Why don't we lead with Covid this time
Instead, we get endless speculation about whether we’ll be sticking to the roadmap out of lockdown, when we can go on holiday or to the pub and daily updates on who’s next for the jab. Of course, all of this matters to all of us, but there is precious little news here.
It used to be the Express that was the hypochondriac of Fleet Street, but these days the usually sensible i is eyeing that bed. Of 138 front pages this year (up to today), more than 100 had a Covid splash, with a further dozen indirectly linked to the virus – the Cummings testimony, the Cameron lobbying, the row over the nurses’ pay rise. There were a handful each about racism and Trump and Biden, a bit of royalty, and three on the Super League football fiasco. But by far the most popular topic of the year for the paper has been vaccination – with 49 front pages. Even the old Desmond Express might think that a little OTT.
In other news…
Hurrah, then, for Metro, which managed to break out of the Covid / Boris / royals news vortex to bring two totally unrelated lead stories on successive days last week. First the fantastic FBI app sting that trapped thousands of criminals across the world – a truly different and exciting news story that just has to be fuel for Hollywood. And then the opening of the Bibaa Henry-Nicole Smallman murder trial at which the accused teenager was said to have “sacrificed” the two women in a lottery-win pact with the Devil. This was an horrific attack that didn’t get anywhere near the attention it deserved at the time – and especially when compared with the coverage of Sarah Everard’s disappearance.

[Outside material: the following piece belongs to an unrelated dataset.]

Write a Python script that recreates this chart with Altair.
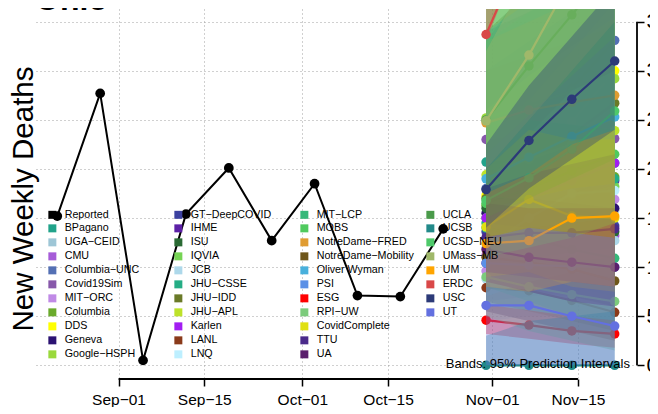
import altair as alt
import pandas as pd

# ---------------- data ----------------
reported_dates = ["2020-08-22", "2020-08-29", "2020-09-05", "2020-09-12", "2020-09-19",
                  "2020-09-26", "2020-10-03", "2020-10-10", "2020-10-17", "2020-10-24"]
reported_values = [152, 277, 5, 154, 201, 127, 185, 71, 70, 139]

forecast_dates = ["2020-10-31", "2020-11-07", "2020-11-14", "2020-11-21"]

legend_col1 = ["Reported", "BPagano", "UGA−CEID", "CMU", "Columbia−UNC", "Covid19Sim",
               "MIT−ORC", "Columbia", "DDS", "Geneva", "Google−HSPH"]
legend_col2 = ["GT−DeepCOVID", "IHME", "ISU", "IQVIA", "JCB", "JHU−CSSE", "JHU−IDD",
               "JHU−APL", "Karlen", "LANL", "LNQ"]
legend_col3 = ["MIT−LCP", "MOBS", "NotreDame−FRED", "NotreDame−Mobility", "Oliver Wyman",
               "PSI", "ESG", "RPI−UW", "CovidComplete", "TTU", "UA"]
legend_col4 = ["UCLA", "UCSB", "UCSD−NEU", "UMass−MB", "UM", "ERDC", "USC", "UT"]
legend_blanks = [" ", "  ", "   "]   # empty cells that complete the fourth legend column

model_colors = {
    "Reported": "#000000", "BPagano": "#21a38a", "UGA−CEID": "#9ec6d6", "CMU": "#a65cd8",
    "Columbia−UNC": "#5470b4", "Covid19Sim": "#8758aa", "MIT−ORC": "#c08ae6",
    "Columbia": "#6aaa2c", "DDS": "#ffff00", "Geneva": "#2b1272", "Google−HSPH": "#9ad93c",
    "GT−DeepCOVID": "#3c41a0", "IHME": "#5c20a6", "ISU": "#2a6a34", "IQVIA": "#76d454",
    "JCB": "#add8ea", "JHU−CSSE": "#25ad85", "JHU−IDD": "#6a7a28", "JHU−APL": "#bde22a",
    "Karlen": "#a21df2", "LANL": "#8a3a1a", "LNQ": "#bdefff",
    "MIT−LCP": "#36b87a", "MOBS": "#4fca5e", "NotreDame−FRED": "#e09c32",
    "NotreDame−Mobility": "#6e561a", "Oliver Wyman": "#48b0dc", "PSI": "#5a90e6",
    "ESG": "#ff0000", "RPI−UW": "#7ccb7c", "CovidComplete": "#e0e012", "TTU": "#4a2a8a",
    "UA": "#5a1e6c", "UCLA": "#4a9a4a", "UCSB": "#228a8a", "UCSD−NEU": "#4ec96a",
    "UMass−MB": "#a0b86a", "UM": "#ffa500", "ERDC": "#d94848", "USC": "#2c3a78",
    "UT": "#6370e0", " ": "rgba(0,0,0,0)", "  ": "rgba(0,0,0,0)", "   ": "rgba(0,0,0,0)",
}

# median, lower (2.5%), upper (97.5%) for the four forecast weeks
median = {
    "BPagano": [207, 205, 204, 206], "UGA−CEID": [150, 152, 155, 158],
    "CMU": [112, 118, 125, 132], "Columbia−UNC": [180, 230, 282, 331],
    "Covid19Sim": [230, 229, 231, 231], "MIT−ORC": [96, 120, 145, 169],
    "Columbia": [163, 172, 182, 192], "DDS": [173, 206, 248, 300],
    "Geneva": [155, 157, 158, 160], "Google−HSPH": [252, 265, 279, 292],
    "GT−DeepCOVID": [136, 138, 140, 142], "IHME": [104, 135, 162, 188],
    "ISU": [160, 150, 142, 136], "IQVIA": [150, 162, 172, 182],
    "JCB": [88, 102, 115, 127], "JHU−CSSE": [145, 160, 175, 190],
    "JHU−IDD": [170, 200, 235, 267], "JHU−APL": [194, 210, 225, 239],
    "Karlen": [150, 170, 188, 206], "LANL": [79, 76, 66, 54],
    "LNQ": [120, 150, 175, 178], "MIT−LCP": [140, 130, 118, 109],
    "MOBS": [165, 180, 198, 215], "NotreDame−FRED": [247, 260, 268, 275],
    "NotreDame−Mobility": [110, 105, 98, 86], "Oliver Wyman": [190, 212, 233, 253],
    "PSI": [104, 102, 101, 100], "ESG": [46, 41, 35, 32],
    "RPI−UW": [90, 80, 72, 65], "CovidComplete": [141, 169, 152, 150],
    "TTU": [130, 135, 135, 139], "UA": [118, 110, 105, 100],
    "UCLA": [250, 305, 357, 410], "UCSB": [0, 0, 0, 0],
    "UCSD−NEU": [168, 191, 220, 259], "UMass−MB": [249, 316, 395, 470],
    "UM": [124, 127, 150, 152], "ERDC": [337, 437, 535, 630],
    "USC": [179, 229, 271, 310], "UT": [61, 61, 50, 40],
}
lower = {
    "BPagano": [150, 135, 120, 110], "UGA−CEID": [100, 90, 80, 70],
    "CMU": [80, 75, 70, 65], "Columbia−UNC": [125, 150, 175, 195],
    "Covid19Sim": [175, 165, 155, 145], "MIT−ORC": [65, 70, 75, 80],
    "Columbia": [105, 100, 95, 90], "DDS": [120, 140, 160, 180],
    "Geneva": [100, 95, 90, 85], "Google−HSPH": [180, 175, 170, 165],
    "GT−DeepCOVID": [90, 80, 70, 60], "IHME": [70, 85, 100, 110],
    "ISU": [100, 85, 70, 60], "IQVIA": [95, 95, 95, 95],
    "JCB": [45, 50, 50, 55], "JHU−CSSE": [90, 90, 90, 90],
    "JHU−IDD": [105, 110, 120, 125], "JHU−APL": [135, 135, 135, 135],
    "Karlen": [95, 100, 105, 110], "LANL": [55, 45, 35, 25],
    "LNQ": [70, 85, 95, 90], "MIT−LCP": [80, 65, 50, 40],
    "MOBS": [105, 110, 115, 120], "NotreDame−FRED": [175, 165, 160, 150],
    "NotreDame−Mobility": [65, 55, 45, 35], "Oliver Wyman": [130, 140, 145, 150],
    "PSI": [55, 45, 35, 30], "ESG": [32, 27, 22, 18],
    "RPI−UW": [50, 35, 25, 15], "CovidComplete": [90, 95, 80, 75],
    "TTU": [95, 90, 85, 80], "UA": [85, 75, 65, 60],
    "UCLA": [150, 170, 190, 210], "UCSB": [0, 0, 0, 0],
    "UCSD−NEU": [110, 120, 130, 145], "UMass−MB": [200, 250, 300, 350],
    "UM": [80, 75, 85, 80], "ERDC": [330, 440, 540, 640],
    "USC": [140, 180, 210, 240], "UT": [0, 0, 0, 0],
}
upper = {
    "BPagano": [340, 360, 380, 400], "UGA−CEID": [215, 235, 255, 275],
    "CMU": [165, 180, 195, 210], "Columbia−UNC": [330, 390, 450, 510],
    "Covid19Sim": [300, 315, 330, 345], "MIT−ORC": [150, 185, 225, 265],
    "Columbia": [260, 290, 320, 350], "DDS": [230, 270, 320, 370],
    "Geneva": [215, 230, 240, 250], "Google−HSPH": [370, 395, 420, 445],
    "GT−DeepCOVID": [190, 205, 220, 235], "IHME": [150, 190, 230, 270],
    "ISU": [230, 235, 235, 235], "IQVIA": [230, 260, 285, 310],
    "JCB": [145, 175, 200, 225], "JHU−CSSE": [300, 330, 360, 390],
    "JHU−IDD": [340, 380, 420, 460], "JHU−APL": [260, 295, 325, 355],
    "Karlen": [215, 255, 295, 335], "LANL": [110, 110, 105, 100],
    "LNQ": [185, 235, 280, 300], "MIT−LCP": [250, 250, 245, 240],
    "MOBS": [330, 360, 390, 420], "NotreDame−FRED": [330, 350, 370, 390],
    "NotreDame−Mobility": [170, 170, 165, 160], "Oliver Wyman": [340, 370, 400, 430],
    "PSI": [160, 170, 180, 185], "ESG": [62, 56, 50, 46],
    "RPI−UW": [145, 140, 135, 130], "CovidComplete": [200, 240, 230, 230],
    "TTU": [180, 195, 205, 215], "UA": [165, 160, 160, 160],
    "UCLA": [390, 470, 550, 630], "UCSB": [30, 45, 50, 55],
    "UCSD−NEU": [370, 400, 430, 470], "UMass−MB": [320, 400, 500, 600],
    "UM": [175, 195, 225, 240], "ERDC": [420, 560, 700, 840],
    "USC": [225, 285, 335, 385], "UT": [130, 140, 135, 130],
}

x_tick_dates = ["2020-09-01", "2020-09-15", "2020-10-01", "2020-10-15", "2020-11-01", "2020-11-15"]
y_ticks = [0, 50, 100, 150, 200, 250, 300, 350]
title_text = "Ohio"
y_title = "New Weekly Deaths"
band_note = "Bands: 95% Prediction Intervals"

# ---------------- tables ----------------
legend_order = legend_col1 + legend_col2 + legend_col3 + legend_col4 + legend_blanks
color_range = [model_colors[m] for m in legend_order]
draw_order = [m for m in legend_order if m.strip() and m != "Reported"]

rep_df = pd.DataFrame({"date": reported_dates, "value": reported_values, "model": "Reported"})
rows = []
for m in draw_order:
    for i, d in enumerate(forecast_dates):
        rows.append({"model": m, "date": d, "med": median[m][i], "lo": lower[m][i], "hi": upper[m][i]})
fc_df = pd.DataFrame(rows)


def ms(s):
    return int(pd.Timestamp(s, tz="UTC").value // 10**6)


tick_ms = [ms(s) for s in x_tick_dates]
x_pad = 0.04 * (ms(forecast_dates[-1]) - ms(reported_dates[0]))
x_domain = [ms(reported_dates[0]) - x_pad, ms(forecast_dates[-1]) + x_pad]
y_pad = 0.04 * 349
y_domain = [-y_pad, 349 + y_pad]

W, H = 602, 370
FONT = "Liberation Sans"
BAND_OPACITY = 0.35

xscale = alt.Scale(type="utc", domain=x_domain, nice=False)
yscale = alt.Scale(domain=y_domain, nice=False, zero=False)

x_axis = alt.Axis(values=tick_ms, labelExpr="utcFormat(datum.value, '%b−%d')",
                  labelFont=FONT, labelFontSize=15.5, labelColor="black",
                  tickSize=7, tickColor="black", tickWidth=1.5, domain=False,
                  grid=True, gridDash=[1, 3], gridColor="#a0a0a0", gridWidth=1,
                  title=None, labelPadding=6, labelOverlap=False, labelFlush=False)
y_axis = alt.Axis(orient="right", values=y_ticks, labelFont=FONT, labelFontSize=21,
                  labelColor="black", tickSize=7, tickColor="black", tickWidth=1.5,
                  domain=False, grid=True, gridDash=[1, 3], gridColor="#a0a0a0",
                  gridWidth=1, title=None, labelPadding=2)

X = alt.X("date:T", scale=xscale, axis=x_axis)

legend = alt.Legend(orient="none", legendX=12, legendY=200, columns=4, direction="vertical",
                    title=None, symbolType="square", symbolSize=64, symbolStrokeWidth=0,
                    symbolOpacity=1, symbolLimit=60, labelFont=FONT, labelFontSize=10.7,
                    labelColor="black", labelOffset=7, columnPadding=11, rowPadding=2,
                    gridAlign="all", padding=0, labelLimit=300)
cscale = alt.Scale(domain=legend_order, range=color_range)
color = alt.Color("model:N", scale=cscale, legend=legend)

layers = []
# Reported (points layer first so the shared legend uses filled symbols)
rep = alt.Chart(rep_df)
layers.append(rep.mark_circle(size=95, opacity=1).encode(
    x=X, y=alt.Y("value:Q", scale=yscale, axis=y_axis), color=color))
layers.append(rep.mark_line(strokeWidth=2).encode(
    x=X, y=alt.Y("value:Q", scale=yscale), color=color))

for m in draw_order:
    sub = alt.Chart(fc_df).transform_filter(alt.FieldEqualPredicate(field="model", equal=m))
    layers.append(sub.mark_area(opacity=BAND_OPACITY, clip=True).encode(
        x=X, y=alt.Y("lo:Q", scale=yscale), y2="hi:Q", color=color))
    layers.append(sub.mark_line(strokeWidth=2.2, opacity=1, clip=True).encode(
        x=X, y=alt.Y("med:Q", scale=yscale), color=color))
    layers.append(sub.mark_circle(size=90, opacity=1, clip=True).encode(
        x=X, y=alt.Y("med:Q", scale=yscale), color=color))

# axis lines spanning only the tick range
xline_df = pd.DataFrame({"a": [x_tick_dates[0]], "b": [x_tick_dates[-1]]})
layers.append(alt.Chart(xline_df).mark_rule(color="black", strokeWidth=1.8).encode(
    x=alt.X("a:T", scale=xscale), x2="b:T", y=alt.value(H)))
yline_df = pd.DataFrame({"a": [y_ticks[0]], "b": [y_ticks[-1]]})
layers.append(alt.Chart(yline_df).mark_rule(color="black", strokeWidth=1.8).encode(
    y=alt.Y("a:Q", scale=yscale), y2="b:Q", x=alt.value(W)))

# texts
layers.append(alt.Chart(pd.DataFrame({"t": [band_note]})).mark_text(
    font=FONT, fontSize=13, align="right", baseline="alphabetic", color="black").encode(
    text="t:N", x=alt.value(595), y=alt.value(359)))
layers.append(alt.Chart(pd.DataFrame({"t": [y_title]})).mark_text(
    font=FONT, fontSize=29.5, angle=270, align="center", baseline="alphabetic", color="black").encode(
    text="t:N", x=alt.value(-2), y=alt.value(190)))
layers.append(alt.Chart(pd.DataFrame({"t": [title_text]})).mark_text(
    font=FONT, fontSize=32, fontWeight="bold", align="left", baseline="alphabetic", color="black").encode(
    text="t:N", x=alt.value(0), y=alt.value(1)))

chart = alt.layer(*layers).properties(
    width=W, height=H,
    autosize=alt.AutoSizeParams(type="none"),
    padding={"left": 27, "top": 1, "right": 13, "bottom": 28},
    background="white",
).configure_view(stroke=None)

chart.save("out.html", embed_options={"renderer": "svg", "actions": False})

Both of these stories could rightly be defined as “hard news”, which used to be the stock in trade of newspapers. In an era of celebrity pap, faux outrage, government propaganda and health scares, it’s nice to see an editor remembering that. More please.
Launch of GB News
Finally, while this is a print-focused notebook, it would be remiss not to mention the most-hyped media event of the week: the launch of a new TV station. GB News promises to give a voice to the “silenced majority”, so I trust we can expect to hear from food bank clients in Hartlepool, disabled job seekers in Cornwall and exhausted delivery drivers from Wolverhampton.
Obviously, it will take time to find articulate representatives for such people, so in the meantime, viewers have had to make do with other little-heard voices expounding on little-aired subjects such as lockdown, immigration and cancel culture. These included station founder and Spectator chairman Andrew Neil (1.1m Twitter followers), The Sun’s Dan Wootton (377.6k), The Telegraph’s Allison Pearson (82.8k) and Carole Malone of the Express (52.2k). Others to make early appearances included the reclusive and much-silenced Nigel Farage, Lord Sugar and Roger Daltrey.
Within two days, the channel had scored two hits: being chosen to pose the third question at the Prime Minister’s Covid briefing and becoming the subject of a boycott campaign. A clutch of advertisers decided they didn’t want their products associated with the station, possibly thanks to pressure from the Stop Funding Hate group that targeted certain newspapers a few years ago.
Talk about playing into the enemy’s hands – if you regard GB News as the enemy, which SFH seems to. The boycott gave Neil’s project extra publicity just when it needed it. Advertisers will decide soon enough whether the Union Flag-cloaked anti-woke rhetoric is a good fit for their wares. There’s no need to try to strangle this baby at birth. It will either develop a strong set of lungs, in which case we may have to accept that it really does speak for the nation, or choke on its own bile.
The boycott gave Neil’s project extra publicity just when it needed it.